Bleeding Blue: Introduction

While watching Carolina play basketball I find myself filled with a constant flow of thoughts and a desire to ensure memory of the most significant moments, and I can think of at least a small handful of friends and family who, based on past interactions, will enjoy reading and commenting in this forum, and sharing in the collective experience that is Carolina basketball.

It is important to state at the outset that this is not an illusion of adding something to the already over-saturated access to online reporting and commentary. We can also immediately dispense with any notion of objectivity: this is journalism Samuel Adams style, with a clear motive, bias, and set of assumptions, albeit broad ones that may require some tweaking. What I am interested in is preserving, for myself as much as anyone else, an account of my experience of Carolina basketball, which is admittedly of enormous, and arguably irrational, importance. Through this I hope to provide a clear and thorough statement of the greatness of our state’s most recognizable cultural institution, and why there is no better sports family of which to be a part than the one based out of Chapel Hill, North Carolina.
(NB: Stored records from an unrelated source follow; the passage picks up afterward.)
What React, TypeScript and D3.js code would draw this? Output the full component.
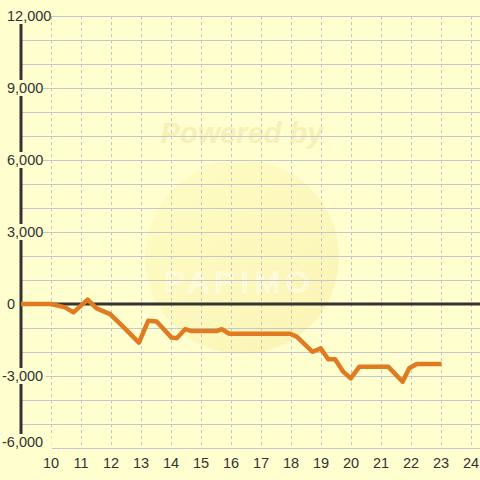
import React from "react";
import * as d3 from "d3";

const hours = [9, 10, 10.47, 10.75, 11.22, 11.52, 11.97, 12.35, 12.93, 13.24, 13.52, 14.02, 14.19, 14.47, 14.69, 15.52, 15.69, 15.94, 17.97, 18.19, 18.72, 18.99, 19.24, 19.47, 19.74, 19.99, 20.28, 21.24, 21.72, 21.94, 22.19, 23.02];
const values = [0, 0, -140, -350, 180, -180, -420, -880, -1610, -700, -730, -1400, -1430, -1050, -1130, -1130, -1050, -1240, -1240, -1360, -1990, -1850, -2300, -2300, -2820, -3100, -2610, -2610, -3240, -2680, -2500, -2500];
const xTicks = [10, 11, 12, 13, 14, 15, 16, 17, 18, 19, 20, 21, 22, 23, 24];
const yLabelTicks = [12000, 9000, 6000, 3000, 0, -3000, -6000];
const yGridTicks = [12000, 11000, 10000, 9000, 8000, 7000, 6000, 5000, 4000, 3000, 2000, 1000, 0, -1000, -2000, -3000, -4000, -5000, -6000];

const BG = "#fefecf";
const W = 480;
const H = 480;

export default function App() {
  const x = d3.scaleLinear().domain([9, 24.3]).range([21, 480]);
  const y = d3.scaleLinear().domain([-6000, 12000]).range([448, 16]);
  const line = d3
    .line<number>()
    .x((_, i) => x(hours[i]))
    .y((d) => y(d));
  const fmt = d3.format(",");
  const font = "'Liberation Sans', Arial, sans-serif";
  return (
    <svg
      width={W}
      height={H}
      style={{ position: "absolute", left: 0, top: 0, display: "block" }}
    >
      <defs>
        <linearGradient id="wm" x1="0" y1="0" x2="1" y2="1">
          <stop offset="0" stopColor="#fffbb8" stopOpacity="0.45" />
          <stop offset="1" stopColor="#f6e89a" stopOpacity="0.5" />
        </linearGradient>
      </defs>
      <rect x={0} y={0} width={W} height={H} fill={BG} />
      {/* watermark */}
      <circle cx={242} cy={257} r={97} fill="url(#wm)" />
      <text
        x={242}
        y={143}
        textAnchor="middle"
        fontFamily={font}
        fontWeight="bold"
        fontStyle="italic"
        fontSize={29}
        fill="#f7f0b8"
      >
        Powered by
      </text>
      <text
        x={240}
        y={292}
        textAnchor="middle"
        fontFamily={font}
        fontSize={30}
        fill="none"
        stroke="#fffde8"
        strokeWidth={1.2}
        letterSpacing={6}
      >
        PAPIMO
      </text>
      {/* horizontal grid */}
      {yGridTicks.map((t) => (
        <line
          key={"h" + t}
          x1={21}
          x2={W}
          y1={y(t) + 0.5}
          y2={y(t) + 0.5}
          stroke="#c6c6cf"
          strokeWidth={1.2}
        />
      ))}
      {/* vertical grid */}
      {xTicks.map((t) => (
        <line
          key={"v" + t}
          x1={Math.round(x(t)) + 0.5}
          x2={Math.round(x(t)) + 0.5}
          y1={16}
          y2={448}
          stroke="#c4c4cc"
          strokeWidth={1}
          strokeDasharray="3,3"
        />
      ))}
      {/* y axis */}
      <line x1={21} x2={21} y1={16} y2={448} stroke="#333" strokeWidth={3} />
      {/* zero line */}
      <line x1={21} x2={W} y1={y(0)} y2={y(0)} stroke="#333" strokeWidth={3} />
      {/* data line */}
      <path
        d={line(values) || ""}
        fill="none"
        stroke="#e07b22"
        strokeWidth={4.5}
        strokeLinejoin="round"
      />
      {/* y labels */}
      {yLabelTicks.map((t) => {
        const s = fmt(t).replace("−", "-");
        const neg = t < 0;
        const startX = neg ? 2 : 7;
        const w = s.length * 7.7 - (s.includes(",") ? 3.5 : 0);
        const cy = t === -6000 ? y(t) - 6 : y(t);
        const extra = t === -6000 ? 7 : 1;
        return (
          <g key={"yl" + t}>
            {t !== 0 && (
              <rect x={startX} y={cy - 8} width={w + extra} height={t === -6000 ? 20 : 16} fill={BG} />
            )}
            <text
              x={startX}
              y={cy + 5}
              fontFamily={font}
              fontSize={14.5}
              fill="#333"
            >
              {s}
            </text>
          </g>
        );
      })}
      {/* x labels */}
      {xTicks.map((t) => (
        <text
          key={"xl" + t}
          x={x(t)}
          y={468}
          textAnchor="middle"
          fontFamily={font}
          fontSize={14.5}
          fill="#333"
        >
          {t}
        </text>
      ))}
    </svg>
  );
}
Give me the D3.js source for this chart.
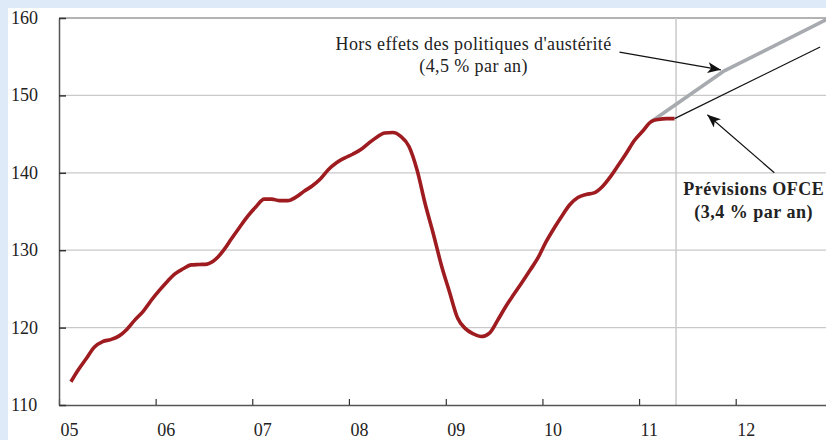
<!DOCTYPE html>
<html>
<head>
<meta charset="utf-8">
<script src="https://cdn.jsdelivr.net/npm/d3@7"></script>
<style>
    body { margin: 0; }
    svg { display: block; font-family: 'Liberation Serif', 'DejaVu Serif', serif; }
</style>
</head>
<body>
<div id="chart"></div>
<script>
// monthly index, observed (mid-month points)
const months = [
    '2005-02', '2005-03', '2005-04', '2005-05', '2005-06', '2005-07', '2005-08', '2005-09', '2005-10', '2005-11', '2005-12',
    '2006-01', '2006-02', '2006-03', '2006-04', '2006-05', '2006-06', '2006-07', '2006-08', '2006-09', '2006-10', '2006-11', '2006-12',
    '2007-01', '2007-02', '2007-03', '2007-04', '2007-05', '2007-06', '2007-07', '2007-08', '2007-09', '2007-10', '2007-11', '2007-12',
    '2008-01', '2008-02', '2008-03', '2008-04', '2008-05', '2008-06', '2008-07', '2008-08', '2008-09', '2008-10', '2008-11', '2008-12',
    '2009-01', '2009-02', '2009-03', '2009-04', '2009-05', '2009-06', '2009-07', '2009-08', '2009-09', '2009-10', '2009-11', '2009-12',
    '2010-01', '2010-02', '2010-03', '2010-04', '2010-05', '2010-06', '2010-07', '2010-08', '2010-09', '2010-10', '2010-11', '2010-12',
    '2011-01', '2011-02', '2011-03', '2011-04', '2011-05'
];
const observed = [
    113.0, 114.55, 116.05, 117.5, 118.2, 118.45, 118.9, 119.8, 121.0, 122.1, 123.5,
    124.8, 126.0, 126.95, 127.6, 128.1, 128.15, 128.2, 128.8, 130.0, 131.5, 133.0, 134.4,
    135.6, 136.6, 136.6, 136.4, 136.4, 136.85, 137.6, 138.3, 139.2, 140.4, 141.3, 141.9,
    142.4, 143.0, 143.8, 144.6, 145.15, 145.2, 144.7, 143.4, 140.3, 136.0, 132.1, 128.1,
    124.6, 121.2, 119.9, 119.2, 118.85, 119.3, 120.9, 122.7, 124.3, 125.8, 127.4, 129.0,
    131.1, 132.9, 134.4, 135.9, 136.8, 137.2, 137.4, 138.2, 139.5, 141.0, 142.6, 144.2,
    145.4, 146.6, 146.9, 147.0, 147.0
];

// scenario without austerity (4,5 % par an)
const noAusterityMonths = ['2011-02', '2011-11', '2012-12'];
const noAusterity = [146.6, 153.1, 159.9];

// OFCE forecast (3,4 % par an)
const ofceMonths = ['2011-05', '2012-11'];
const ofce = [147.0, 156.25];

const yTicks = [110, 120, 130, 140, 150, 160];
const yearTicks = ['2005', '2006', '2007', '2008', '2009', '2010', '2011', '2012'];

const width = 826, height = 440;
const marginLeft = 59, plotTop = 18, plotBottom = 405;
const yearWidth = 96.7;

const parseMonth = d3.timeParse('%Y-%m');
const midMonth = s => d3.timeDay.offset(parseMonth(s), 14);
const parseYear = d3.timeParse('%Y');

const svg = d3.select('#chart').append('svg')
    .attr('width', width)
    .attr('height', height);

svg.append('rect')
    .attr('width', width)
    .attr('height', height)
    .attr('fill', '#deeaf7');
svg.append('rect')
    .attr('x', 8)
    .attr('y', 8)
    .attr('width', width - 8)
    .attr('height', height - 8)
    .attr('fill', '#ffffff');

const x = d3.scaleTime()
    .domain([parseYear('2005'), parseYear('2013')])
    .range([marginLeft, marginLeft + 8 * yearWidth]);
const y = d3.scaleLinear()
    .domain([110, 160])
    .range([plotBottom, plotTop]);

// gridlines
svg.append('g')
    .selectAll('line')
    .data(yTicks.filter(d => d > 110))
    .enter()
    .append('line')
    .attr('x1', marginLeft)
    .attr('x2', width)
    .attr('y1', d => y(d))
    .attr('y2', d => y(d))
    .attr('stroke', d => d === 160 ? '#9a9a9a' : '#c9c9c9')
    .attr('stroke-width', d => d === 160 ? 1.5 : 1.2);

// forecast boundary
const lastObs = midMonth(months[months.length - 1]);
svg.append('line')
    .attr('x1', x(lastObs) + 1.5)
    .attr('x2', x(lastObs) + 1.5)
    .attr('y1', plotTop)
    .attr('y2', plotBottom)
    .attr('stroke', '#c9c9c9')
    .attr('stroke-width', 1.5);

// axes
const xAxis = d3.axisBottom(x)
    .tickValues(yearTicks.map(parseYear))
    .tickFormat(d3.timeFormat('%y'))
    .tickSize(-6)
    .tickSizeOuter(0);
const gx = svg.append('g')
    .attr('transform', `translate(0, ${plotBottom})`)
    .call(xAxis);
gx.select('.domain').attr('stroke', '#555').attr('stroke-width', 1.5);
gx.selectAll('.tick line').attr('stroke', '#333').attr('stroke-width', 1.2);
gx.selectAll('.tick text')
    .attr('text-anchor', 'start')
    .attr('x', 1)
    .attr('y', 31)
    .attr('dy', null)
    .style('font-size', '18px')
    .style('font-family', "'Liberation Serif', serif")
    .attr('fill', '#222');

const yAxis = d3.axisLeft(y)
    .tickValues(yTicks)
    .tickSize(-7)
    .tickSizeOuter(0);
const gy = svg.append('g')
    .attr('transform', `translate(${marginLeft}, 0)`)
    .call(yAxis);
gy.select('.domain').attr('stroke', '#555').attr('stroke-width', 1.5);
gy.selectAll('.tick line').attr('stroke', '#333').attr('stroke-width', 1.5);
gy.selectAll('.tick text')
    .attr('text-anchor', 'start')
    .attr('x', 11 - marginLeft)
    .attr('dy', '0.3em')
    .style('font-size', '18px')
    .style('font-family', "'Liberation Serif', serif")
    .attr('fill', '#222');

// series
const line = d3.line()
    .x(d => x(d[0]))
    .y(d => y(d[1]));

svg.append('path')
    .datum(noAusterityMonths.map((m, i) => [midMonth(m), noAusterity[i]]))
    .attr('d', line.curve(d3.curveLinear))
    .attr('fill', 'none')
    .attr('stroke', '#a7abaf')
    .attr('stroke-width', 3.6)
    .attr('stroke-linejoin', 'round');

svg.append('path')
    .datum(ofceMonths.map((m, i) => [midMonth(m), ofce[i]]))
    .attr('d', line.curve(d3.curveLinear))
    .attr('fill', 'none')
    .attr('stroke', '#111')
    .attr('stroke-width', 1.2);

svg.append('path')
    .datum(months.map((m, i) => [midMonth(m), observed[i]]))
    .attr('d', line.curve(d3.curveMonotoneX))
    .attr('fill', 'none')
    .attr('stroke', '#9e1b20')
    .attr('stroke-width', 3.6)
    .attr('stroke-linejoin', 'round');

// annotations
svg.append('defs').append('marker')
    .attr('id', 'arrow')
    .attr('viewBox', '0 0 12 10')
    .attr('refX', 12)
    .attr('refY', 5)
    .attr('markerUnits', 'userSpaceOnUse')
    .attr('markerWidth', 14)
    .attr('markerHeight', 11)
    .attr('orient', 'auto')
    .append('path')
    .attr('d', 'M0,0 L12,5 L0,10 L3,5 Z')
    .attr('fill', '#111');

const annotations = [
    {
        lines: ["Hors effets des politiques d'austérité", '(4,5 % par an)'],
        at: ['2009-04-16', 155.9], bold: false,
        from: ['2010-10-19', 155.6], to: ['2011-11-06', 153.3]
    },
    {
        lines: ['Prévisions OFCE', '(3,4 % par an)'],
        at: ['2012-03-09', 137.1], bold: true,
        from: ['2012-05-26', 140.0], to: ['2011-09-16', 147.5]
    }
];
const parseDay = d3.timeParse('%Y-%m-%d');

annotations.forEach(a => {
    svg.append('line')
        .attr('x1', x(parseDay(a.from[0])))
        .attr('y1', y(a.from[1]))
        .attr('x2', x(parseDay(a.to[0])))
        .attr('y2', y(a.to[1]))
        .attr('stroke', '#111')
        .attr('stroke-width', 1.2)
        .attr('marker-end', 'url(#arrow)');
    let t = svg.append('text')
        .attr('x', x(parseDay(a.at[0])))
        .attr('y', y(a.at[1]))
        .attr('text-anchor', 'middle')
        .style('font-size', '18px')
        .style('letter-spacing', a.bold ? '0.5px' : '0.4px')
        .style('font-weight', a.bold ? 'bold' : 'normal')
        .attr('fill', '#222');
    a.lines.forEach((l, i) => {
        t.append('tspan')
            .attr('x', x(parseDay(a.at[0])))
            .attr('dy', i === 0 ? 0 : 22.5)
            .text(l);
    });
});
</script>
</body>
</html>
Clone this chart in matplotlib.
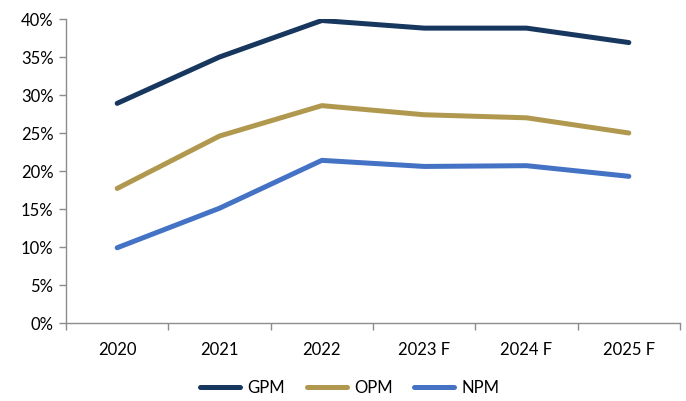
import matplotlib
matplotlib.use("Agg")
import matplotlib.pyplot as plt
from matplotlib.ticker import FixedLocator, PercentFormatter

years = ["2020", "2021", "2022", "2023 F", "2024 F", "2025 F"]
gpm = [28.9, 35.0, 39.8, 38.8, 38.8, 36.9]
opm = [17.7, 24.6, 28.6, 27.4, 27.0, 25.0]
npm = [9.9, 15.1, 21.4, 20.6, 20.7, 19.3]

series = [("GPM", gpm, "#17375E"), ("OPM", opm, "#B0994F"), ("NPM", npm, "#4472C4")]

plt.rcParams["font.family"] = ["Lato", "DejaVu Sans"]

fig = plt.figure(figsize=(6.86, 4.01), dpi=100)
ax = fig.add_axes([66 / 686, 1 - 323 / 401, 614 / 686, 304 / 401])

x = list(range(len(years)))
for name, vals, col in series:
    ax.plot(x, vals, color=col, lw=3.6, solid_capstyle="round",
            solid_joinstyle="round", label=name)

ax.set_xlim(-0.5, len(years) - 0.5)
ax.set_ylim(0, 40)
ax.set_yticks(range(0, 41, 5))
ax.yaxis.set_major_formatter(PercentFormatter(decimals=0))

ax.set_xticks(x)
ax.set_xticklabels(years)
ax.xaxis.set_minor_locator(FixedLocator([i - 0.5 for i in range(len(years) + 1)]))
ax.tick_params(axis="x", which="major", length=0, pad=14, labelsize=12, colors="#000000")
ax.tick_params(axis="x", which="minor", length=5, width=1, color="#8C8C8C", direction="out")
ax.tick_params(axis="y", which="major", length=5, width=1, color="#8C8C8C", pad=4,
               labelsize=12, labelcolor="#000000")

for s in ("top", "right"):
    ax.spines[s].set_visible(False)
for s in ("left", "bottom"):
    ax.spines[s].set_color("#8C8C8C")
    ax.spines[s].set_linewidth(1)

leg = fig.legend(loc="center", bbox_to_anchor=(0.51, 1 - 388 / 401), ncol=3, frameon=False,
                 fontsize=12, handlelength=2.4, handletextpad=0.45, columnspacing=1.3)
for h in leg.get_lines():
    h.set_linewidth(3.6)
    h.set_solid_capstyle("round")

fig.savefig("out.png", dpi=100)
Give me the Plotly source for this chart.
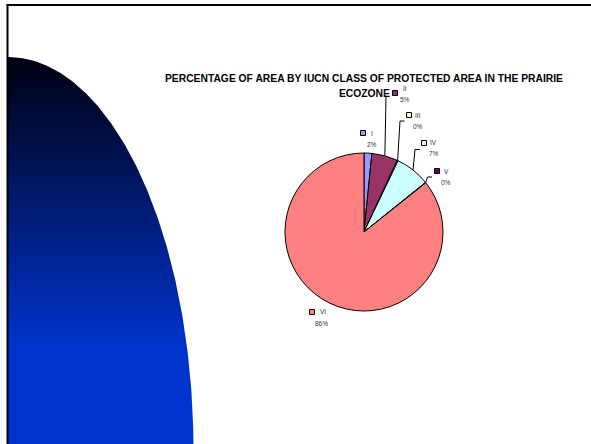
import numpy as np
import plotly.graph_objects as go

# ---- data -------------------------------------------------------------
categories = ["I", "II", "III", "IV", "V", "VI"]
shares = [1.6, 5.3, 0.2, 7.1, 0.1, 85.7]          # % of protected area by IUCN class
slice_colors = ["#9999FF", "#993366", "#FFFFCC", "#CCFFFF", "#660066", "#FF8080"]
title_lines = ["PERCENTAGE OF AREA BY IUCN CLASS OF PROTECTED AREA IN THE PRAIRIE",
               "ECOZONE"]

# ---- page layout (pixel units) -----------------------------------------
W, H = 591, 444
PIE_CX, PIE_CY, PIE_R = 364, 232, 79
FONT = "Liberation Sans, Arial, sans-serif"

# label block for each class: key square, name line, percent line
label_layout = {
    "I":   dict(key=(363, 133), name=(372, 133), pct=(372, 144)),
    "II":  dict(key=(395, 93),  name=(404.5, 88), pct=(404.5, 99)),
    "III": dict(key=(409, 115), name=(418, 115), pct=(418, 126)),
    "IV":  dict(key=(424, 143), name=(433.5, 142.5), pct=(433.5, 153.5)),
    "V":   dict(key=(437, 171), name=(446.5, 171), pct=(446, 182)),
    "VI":  dict(key=(312, 312), name=(322.5, 311.5), pct=(321.5, 323)),
}
# leader line bends after leaving the slice edge
leader_bends = {
    "II":  [(386, 97)],
    "III": [(400, 121), (404.5, 121)],
    "IV":  [(415, 149.5), (420, 149.5)],
    "V":   [(427.5, 177), (432, 177)],
}

vals = np.array(shares, dtype=float)
total = vals.sum()
pct_text = [f"{round(100 * v / total):.0f}%" for v in vals]
mid_frac = (np.cumsum(vals) - vals / 2) / total
mid_ang = 2 * np.pi * mid_frac                      # clockwise from 12 o'clock

fig = go.Figure()

# dark-to-blue decorative arc on the left of the slide
theta = np.linspace(-np.pi / 2, 0, 160)
arc_x = np.concatenate([[8], 8 + 185.5 * np.cos(theta), [8]])
arc_y = np.concatenate([[450], 450 + 393 * np.sin(theta), [450]])
fig.add_trace(go.Scatter(
    x=arc_x, y=arc_y, mode="lines", fill="toself",
    line=dict(width=0, color="rgba(0,0,0,0)"),
    fillgradient=dict(type="vertical",
                      colorscale=[[0, "#000010"], [1, "#0033CC"]],
                      start=57, stop=345),
    hoverinfo="skip", showlegend=False,
))

# leader lines from the slice edge to its label
for i, cat in enumerate(categories):
    if cat not in leader_bends:
        continue
    ex = PIE_CX + PIE_R * np.sin(mid_ang[i])
    ey = PIE_CY - PIE_R * np.cos(mid_ang[i])
    pts = [(ex, ey)] + leader_bends[cat]
    fig.add_trace(go.Scatter(
        x=[p[0] for p in pts], y=[p[1] for p in pts], mode="lines",
        line=dict(color="black", width=1), hoverinfo="skip", showlegend=False,
    ))

# legend-key squares beside each label
fig.add_trace(go.Scatter(
    x=[label_layout[c]["key"][0] for c in categories],
    y=[label_layout[c]["key"][1] for c in categories],
    mode="markers",
    marker=dict(symbol="square", size=5, color=slice_colors,
                line=dict(color="black", width=1)),
    hoverinfo="skip", showlegend=False,
))

# the pie itself
fig.add_trace(go.Pie(
    labels=categories, values=shares, sort=False, direction="clockwise",
    rotation=0, textinfo="none", hoverinfo="label+percent",
    marker=dict(colors=slice_colors, line=dict(color="black", width=1)),
    domain=dict(x=[(PIE_CX - PIE_R) / W, (PIE_CX + PIE_R) / W],
                y=[1 - (PIE_CY + PIE_R) / H, 1 - (PIE_CY - PIE_R) / H]),
    showlegend=False,
))

annotations = []
for i, cat in enumerate(categories):
    lay = label_layout[cat]
    for txt, pos in ((cat, lay["name"]), (pct_text[i], lay["pct"])):
        annotations.append(dict(
            x=pos[0], y=pos[1], xref="x", yref="y", text=txt, showarrow=False,
            xanchor="center", yanchor="middle",
            font=dict(family=FONT, size=6.5, color="#333333"),
        ))
for k, line in enumerate(title_lines):
    annotations.append(dict(
        x=PIE_CX, y=78 + 15 * k, xref="x", yref="y", text=f"<b>{line}</b>",
        showarrow=False, xanchor="center", yanchor="middle",
        font=dict(family=FONT, size=10.3, color="black"),
    ))

# slide frame: top and left rules
shapes = [
    dict(type="line", xref="x", yref="y", x0=6.5, x1=W, y0=5, y1=5,
         line=dict(color="black", width=2), layer="above"),
    dict(type="line", xref="x", yref="y", x0=7.5, x1=7.5, y0=4, y1=H,
         line=dict(color="black", width=2), layer="above"),
]

fig.update_layout(
    width=W, height=H, margin=dict(l=0, r=0, t=0, b=0),
    paper_bgcolor="white", plot_bgcolor="white",
    xaxis=dict(range=[0, W], visible=False, fixedrange=True, domain=[0, 1]),
    yaxis=dict(range=[H, 0], visible=False, fixedrange=True, domain=[0, 1]),
    annotations=annotations, shapes=shapes, showlegend=False,
)

fig.write_html("out.html")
For the better part of my childhood I was intensely envious of my parents, who had lived through the original glory days when Dean Smith built the program into a national legend. More than that, they twice knew what it was to experience a national championship, the truest Holy Grail of success for our program, and for me only a mystical moment in the past that I knew had transpired three times. Those three teams, 1957, 1982, and 1993, I knew inside and out from Carolina history – I had watched the game tapes of ’82 and ’93 enough times I almost could have convinced myself I actually remembered them. That as a five year old I theoretically could have remembered the 1993 title (I remember the epic blizzard that hit North Carolina that same month) compounded the frustration, and I can distinctly remember wondering after the top-ranked 1998 team led by Antawn Jamison and Vince Carter bowed out in the Final Four for the second year in a row whether I would ever experience what my parents did. Perhaps I was just unlucky to have been born too late, I thought, which seemed validated by our struggles over the next four seasons.

Clearly I was too young to have enough faith. It is now the year 2011, and I have now experienced two national championships in a five year period, during one of which I was fortunate enough to be a student at UNC. Roy seems to have the Heels perennially competing for titles in a way even Dean never did, reaching the Elite Eight or better in five of his eight seasons. It would appear that these are the new glory days, as we look forward to 2011-2012 as the favorite to complete a doubling of our national title count in an eight season span. The jealous kid has been replaced by a very thankful alum that realizes how lucky North Carolinians are to live and die by a team that wins – a lot.

Which brings me to the one additional point this blog will hope to make clear: that subjecting oneself to valuing Carolina basketball with such high importance is, despite the torment of occasional loss and ups and downs inherent to sports, ultimately a perfectly rational, and rewarding thing to do.

As I said, we’re starting with the motives and the biases; the experiences will speak for themselves. Here goes.